When creating reports with Sweave, I usually keep most of the R code and the report text separate. If the R code is fast to run, then I prefer I will include something like the following at the start of the .Rnw file:
<<>>
source('/path/to/script.r')
#
On the other hand, if the R code takes a long time, I will often include something like the following at the end of the R script:
Sweave('/path/to/report.Rnw'); system('pdflatex report.tex')
That way, I can re-generate the report quickly, without needing to run all the R code again. Then, the only work R has to do in the Sweave file is print tables, make graphs and maybe extract a few figures.
Like nullglob, I prefer to keep the R and Sweave files separate, but I prefer to save the workspace with save.image() rather than to source() the file. This avoids running the R calculations with each .Rnw file compiling (and I always end up tinkering with the typesetting more than I'd like).
My general work flow is to do each paper/project in it's own folder with it's own R file(s). When the calculation side is "done", I save.image() to store all the workspace variables as-is.
Then, in the .Rnw file in the same directory I set the working directory with setwd() and load all variables with load(".Rdata"). Of course, you can change the name you use for your workspace, but I do one workspace per folder and keep the default name.
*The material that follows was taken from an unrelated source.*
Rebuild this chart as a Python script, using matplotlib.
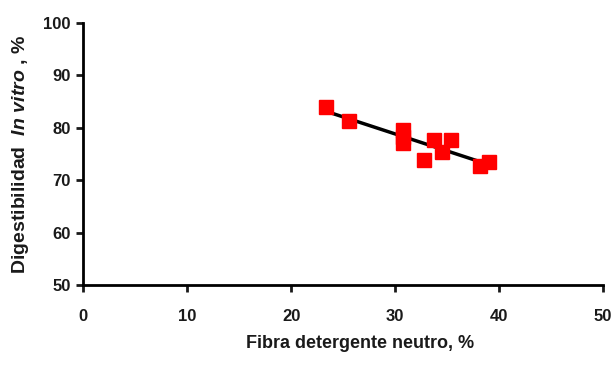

Oh, and if you tinker with the R file, be sure save the workspace image and watch out for variables that linger in the workspace and .Rnw file, but are no longer part of the R file... this is where the save.image() approach can cause some headaches.
I am on a Mac and I suggest TextMate if you're mildly geeky and emacs/ess if you're really geeky. I use vim and command line R, but emacs/ess works best for most. If you're in this for the long haul, I doubt you'll regret learning emacs/ess for R, Sweave, and LaTeX.